La de Nueva York fue una vorágine distinta, pespunteada de recursos oscuros, humor y grotesco. Keating no halló argumentos sólidos para batir a su oponente: le reprochó, a lo sumo, haber distorsionado su foja de servicios como congresal (12 años de diputado, 6 de senador) y ser un extranjero en una ciudad y en un Estado cuyo respaldo procuraba.
Bastaba observar a Robert Francis para advertir hasta qué punto lo guiaban sus ambiciones políticas y no sus deseos de servir a los electores, a quienes decidió utilizar como trampolines. Discurso tras discurso, machacó lo mismo en su cortante, peyorativa, lengua de arribista. Costaba acercarse a él, aunque en cualquier calle de Nueva York, muchachos y muchachas asaltaban a los transeúntes con fotos y distintivos del ex ministro. PRIMERA PLANA, luego de insistente persecución, logró cruzar con él unas palabras en el hall del Chatham. Y Bob contó, nuevamente, su rosario de proyectos: mejoras en el transporte, la vivienda, la educación, supervivencia de la Nueva Frontera.
—¿Busca usted la presidencia de los Estados Unidos?
—Busco el bien de Nueva York y de mi país —respondió Bob, antes de que un tornado de colaboradores lo quitara de allí.
Sin embargo, es natural y es obvio que busque la presidencia. No lo hará en 1968. El mismo lo ha dicho, pues entiende que Lyndon Johnson aspirará a la reelección. Entretanto, van a tentarlo la gobernación de Nueva York —ahora en las manos republicanas de Nelson Rockefeller—, alguna cartera dentro del gabinete, algún puesto clave en el partido. En 1972, a los 46 años, este abogado que jamás atendió un pleito quizá se proponga repetir la hazaña de su hermano John. Y quizá, también, no necesite más que proponérselo.

La sombra del caudillo
Pero Nueva York no solamente presenció el apogeo de Robert Francis Kennedy —contra quien aconsejó votar el influyente The New York Times— sino, además, el apogeo de otro hombre joven que aparece como su contrafigura: el representante (diputado nacional) republicano John V. Lindsay.
Un veterano parlamentario, seis años mayor que Bob, Lindsay se negó aun más abruptamente que Kenneth Keating a respaldar la candidatura de Barry Goldwater. Una especie de héroe popular del distrito 17 de Nueva York —una amplia zona de Manhattan que amalgama sórdidos cafetines y lujosas residencias—, Lindsay se postuló como representante y fue reelegido por una diferencia de 80.000 votos sobre unos 200.000. “Mi lucha por la reelección —dijo Lindsay a PRIMERA PLANA en su oficina de la calle 44, entre la Quinta y Sexta avenida— es una lucha para preservar el Partido Republicano, según lo que yo creo y siento que debe ser el Partido Republicano.”
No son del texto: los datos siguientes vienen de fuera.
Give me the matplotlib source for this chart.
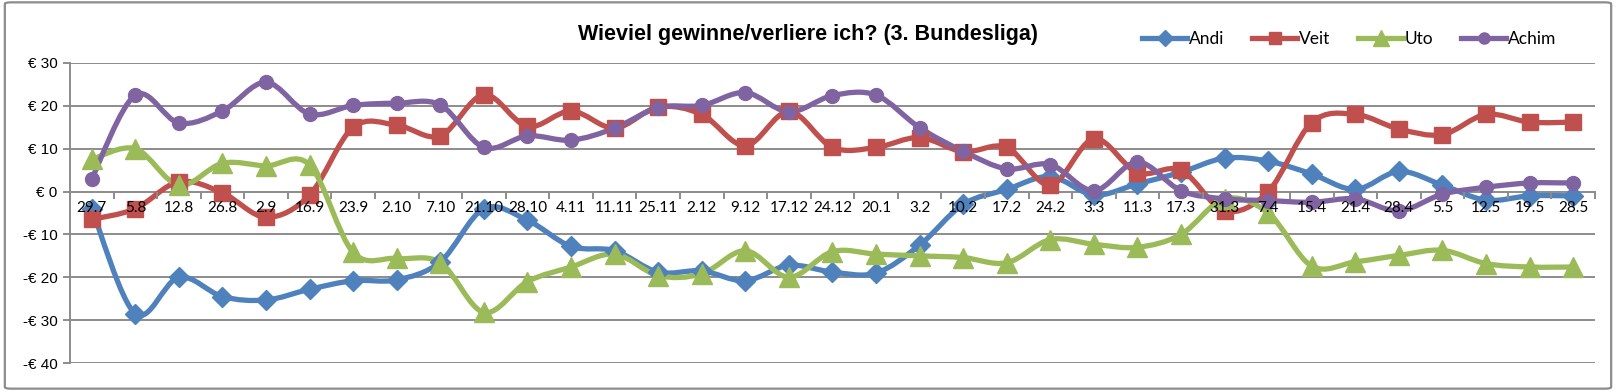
"""Weekly win/loss per player, 3. Bundesliga betting round."""
import matplotlib
matplotlib.use("Agg")
import matplotlib.pyplot as plt
import numpy as np
from matplotlib.lines import Line2D
from matplotlib.patches import FancyBboxPatch, PathPatch
from matplotlib.path import Path

dates = ["29.7", "5.8", "12.8", "26.8", "2.9", "16.9", "23.9", "2.10", "7.10",
         "21.10", "28.10", "4.11", "11.11", "25.11", "2.12", "9.12", "17.12",
         "24.12", "20.1", "3.2", "10.2", "17.2", "24.2", "3.3", "11.3", "17.3",
         "31.3", "7.4", "15.4", "21.4", "28.4", "5.5", "12.5", "19.5", "28.5"]

andi = [-4, -28.5, -20, -24.5, -25.3, -22.8, -20.8, -20.6, -16.4, -4, -6.7,
        -12.8, -13.8, -18.8, -18.5, -20.8, -17.2, -18.8, -19, -12.5, -3, 0.5,
        3.5, -0.8, 1.8, 4.5, 7.8, 7.1, 4.1, 0.5, 4.7, 1.5, -2, -1, -1]
veit = [-6.5, -4, 2.3, -0.3, -6, -0.8, 15, 15.5, 13, 22.6, 15.2, 18.8, 14.8,
        19.7, 18, 10.7, 18.7, 10.3, 10.3, 12.6, 9.3, 10.3, 1.5, 12.3, 4.4, 5,
        -4.5, 0, 16.1, 18, 14.6, 13.3, 18, 16.2, 16.2]
uto = [7.5, 10, 1.5, 6.6, 6, 6.2, -14.2, -15.6, -16.6, -28.2, -21, -17.6,
       -14.6, -19.6, -19.2, -13.8, -20, -14, -14.6, -15, -15.4, -16.6, -11.2,
       -12.3, -13, -10, -1.7, -5, -17.4, -16.4, -14.9, -13.7, -16.8, -17.6,
       -17.6]
achim = [3, 22.5, 16, 18.8, 25.5, 18.1, 20.1, 20.6, 20.2, 10.3, 13, 12, 14.8,
         19.6, 20.1, 23.1, 18.6, 22.4, 22.5, 14.9, 9.4, 5.3, 6.3, 0.2, 6.9, 0.2,
         -1.7, -2.1, -2.5, -1.7, -4.5, -0.6, 1, 2, 2]

series = [
    ("Andi", andi, "#4F81BD", "D", 10.5),
    ("Veit", veit, "#C0504D", "s", 11.5),
    ("Uto", uto, "#9BBB59", "^", 14),
    ("Achim", achim, "#8064A2", "o", 10),
]


def smooth_path(x, y):
    # Catmull-Rom -> cubic Bezier, like Excel's "smoothed line"
    pts = np.column_stack([x, y]).astype(float)
    ext = np.vstack([pts[0], pts, pts[-1]])
    verts = [pts[0]]
    codes = [Path.MOVETO]
    for i in range(len(pts) - 1):
        p0, p1, p2, p3 = ext[i], ext[i + 1], ext[i + 2], ext[i + 3]
        verts += [p1 + (p2 - p0) / 6, p2 - (p3 - p1) / 6, p2]
        codes += [Path.CURVE4] * 3
    return Path(verts, codes)


fig = plt.figure(figsize=(16.16, 3.91), dpi=100)
ax = fig.add_axes([0.0433, 0.0716, 0.9437, 0.7673])

x = np.arange(len(dates))
for name, vals, color, mk, ms in series:
    ax.add_patch(PathPatch(smooth_path(x, vals), fill=False, edgecolor=color,
                           lw=3.8, capstyle="round", joinstyle="round",
                           zorder=2))
    ax.plot(x, vals, ls="none", marker=mk, ms=ms, color=color, mec=color,
            zorder=3)

ax.set_xlim(-0.5, len(dates) - 0.5)
ax.set_ylim(-40, 30)
grid_c = "#8c8c8c"
for v in range(-40, 31, 10):
    if v != 0:
        ax.axhline(v, color=grid_c, lw=1.4, zorder=1)

for s in ["top", "right"]:
    ax.spines[s].set_visible(False)
ax.spines["bottom"].set_position(("data", 0))
ax.spines["bottom"].set_color(grid_c)
ax.spines["bottom"].set_linewidth(1.4)
ax.spines["bottom"].set_zorder(1)
ax.spines["left"].set_color(grid_c)
ax.spines["left"].set_linewidth(1.4)

ax.set_yticks(range(-40, 31, 10))
ax.set_yticklabels([f"€ {v}" if v >= 0 else f"-€ {-v}" for v in range(-40, 31, 10)],
                   family=["Liberation Sans Narrow", "Liberation Sans"], fontsize=11)
ax.tick_params(axis="y", length=5, width=1.4, color=grid_c, pad=4)

ax.set_xticks(x)
ax.set_xticklabels(dates, family="Lato", fontsize=11)
ax.set_xticks(np.arange(len(dates) + 1) - 0.5, minor=True)
ax.tick_params(axis="x", which="major", length=0, pad=7)
ax.tick_params(axis="x", which="minor", length=5, width=1.4, color=grid_c)
ax.xaxis.set_zorder(5)

fig.text(0.5, 0.913, "Wieviel gewinne/verliere ich? (3. Bundesliga)",
         ha="center", va="center", fontsize=15.5, fontweight="bold",
         family=["Liberation Sans Narrow", "Liberation Sans"])

handles = [Line2D([], [], color=c, lw=3.8, marker=mk, ms=ms * 0.8, mec=c)
           for _, _, c, mk, ms in series]
fig.legend(handles, [s[0] for s in series], loc="center", ncol=4,
           bbox_to_anchor=(0.835, 0.9), frameon=False,
           prop={"family": "Lato", "size": 12.5}, handlelength=2.6,
           handletextpad=0.1, columnspacing=1.6)

fig.patches.append(FancyBboxPatch((0.003, 0.006), 0.994, 0.988,
                                  boxstyle="round,pad=0,rounding_size=0.004",
                                  transform=fig.transFigure, fill=False,
                                  edgecolor="#8c8c8c", lw=1.6))

fig.savefig("out.png", dpi=100)
plt.close(fig)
¿Qué debe ser? Curiosamente, sus ideas no difieren demasiado de los principios demócratas, inclusive de los temas que tocó Bob Kennedy en su campaña. Lindsay fue uno de los más encendidos defensores de la Ley de Derechos Civiles, ha presentado nutridas iniciativas para mejorar la educación, la vivienda. con las condiciones laborales.
En su distrito, blancos y negros, grandes y chicos, conversan con Lindsay. En la mañana siguiente a las elecciones, el reelecto congresal recorría su barrio, agradeciendo a los vecinos. En sus gestos sencillos, en sus palabras cálidas, ningún rastros de demagogia, ninguna desmedida egolatría. Meses atrás, los líderes republicanos le propusieron postularse como senador y aprovechar su prestigio. “Primero, tengo que ser un buen diputado, y para serlo me faltan muchas cosas por hacer en favor de Nueva York”, replicó Lindsay. Lo más importante de todo es que, en esos momentos, decía la verdad.